Fuck, man. "Sex by surprise"!!!! What the hell is that!? That's hilarious. I had missed that in the "main stream" press. The whole world is insane, you know. There isn't even a model of sanity anywhere that one could aspire to.

Marybeth said...

I didn't know that Lee Morgan was murdered by his wife. I have borrowed recordings of his from the library, being a trumpet player and jazz lover, but I never learned about his personal life. And, yes, the world is insanely unfair. Lots of truly beautiful artists are incredibly unsung while others of lesser talent are constantly in the spotlight. There are endless examples.

I don't personally have anything against the Beatles. I'm not sure they even had that much to do with the machinery that made them so famous. Certainly John Lennon's murder was a sad thing, as is anyone's murder. I blame the media and the recording industry for Beatle-mania. I know that RIngo only wanted to make enough money off the Beatles to open a hair salon-- back before they got huge. I think the Beatles themselves were fairly innocent kids. I like some of the their songs but there are many other people that I would rather listen to and do listen to. The Beatles don't get much air time around here. (Lee Morgan gets more, as does Chet, Miles, etc.)
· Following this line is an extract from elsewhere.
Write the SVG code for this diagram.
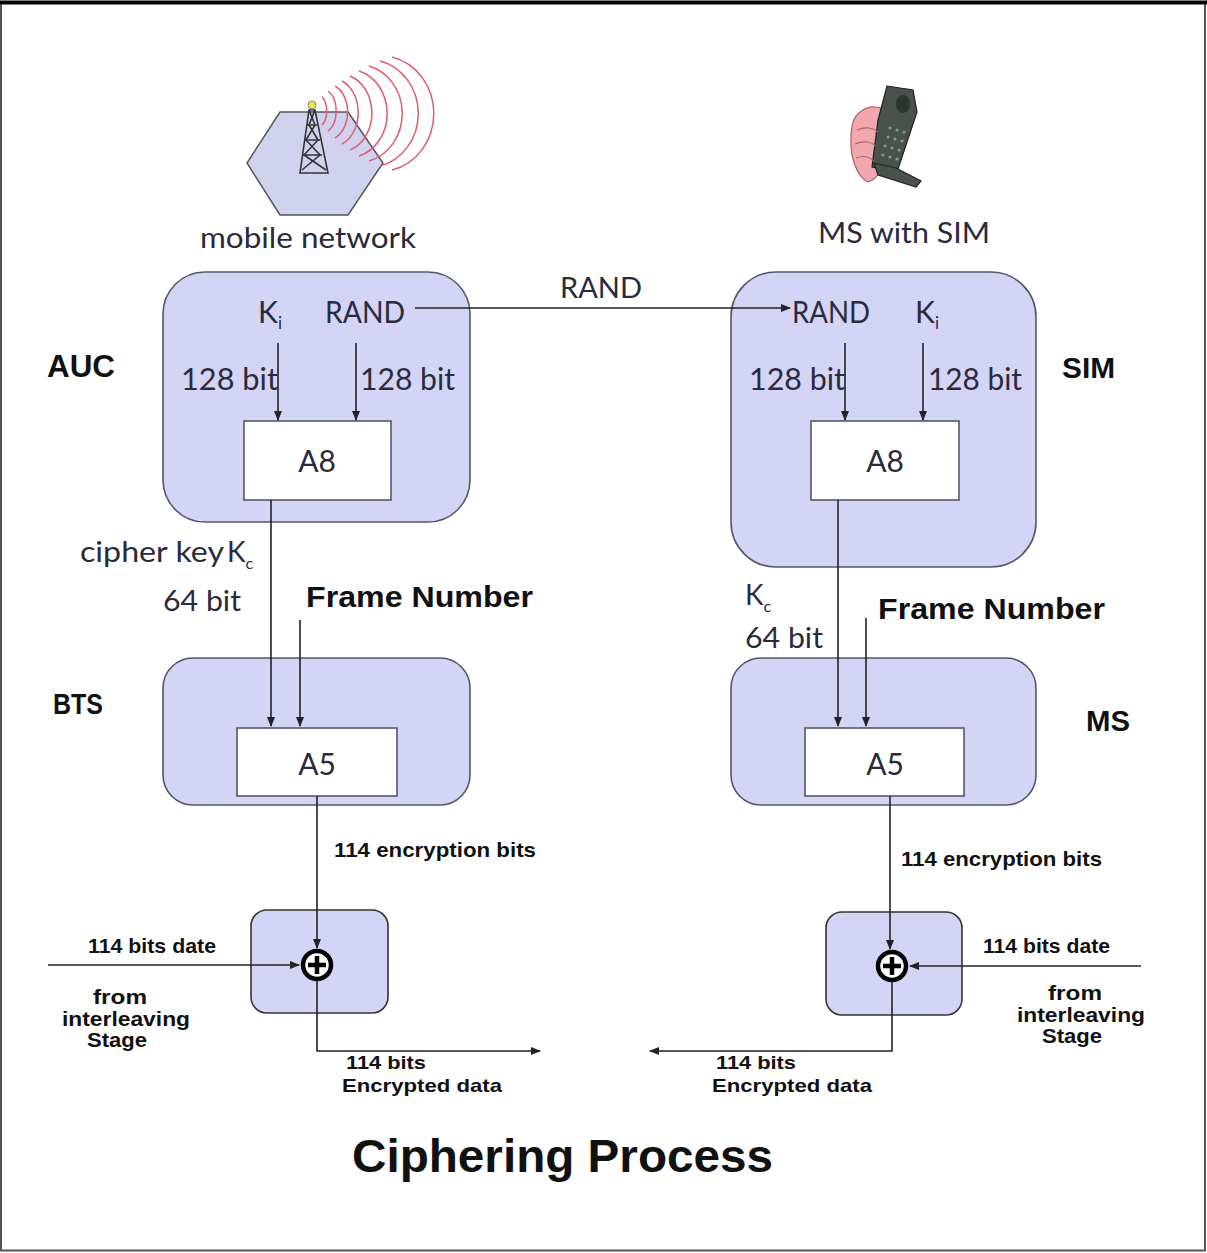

I agree that it is wildly unfair that everyone knows John Lennon and hardly anyone knows Lee Morgan. I knew the media would go wild on the 30th anniversary of JL's murder. Totally predictable, right?

The Daily Growler said...

Mb,

the Wolf Man is an Anglophobe...he pities the Beatles...yes, you are right, the Beatles were used by the White recording industry to take the youth of America's attention off Black music that was taking over the American music scene--with too-White Pat Boone covering Little Richard tunes--except, Pat Boone was blander than bleached flour and hip American kids put him down big time--and ironically, it was Little Richard who discovered the Beatles, four Liverpool boys who were mimicking American Blacks (also Rolling Stones and John Mayall were great American Black mimics)--in their first album they covered American r&b tunes, like the great Larry Williams's "Slow Down."

AH

Marybeth said...

Yes, Pat Boone covering Little Richard is an absolutely hilarious idea, it's so absurd. Of course that couldn't really fly, hence the Beatles, etc. God forbid White kids should like Black musicians. What an opportunity to heal race relations was missed there!

Marybeth said...

And long before the Beatles, there was Lonnie Donegan, a Scotsman, ripping off Leadbelly for "Rock Island LIne" and starting the "skiffle" craze.

The Daily Growler or Daddy O'Daily said...

Yes, we remember Lonnie...remember, he put his bubblegum on the bedpost every night...acc. to tgw, that's disgusting...

AH

Marybeth said...

p.s. Thanks for the text of "the Amazing Bernie Sanders Speech".

Marybeth said...

p.p.s. I thought Bernie Sanders had voted consistently against tax breaks for the mega-wealthy, but I could be wrong on that. He's been in office since what? 1992? Anyway, I thought that he had always opposed elimination of the estate tax and tax-breaks for the mega-wealthy. There's a lot I miss, though.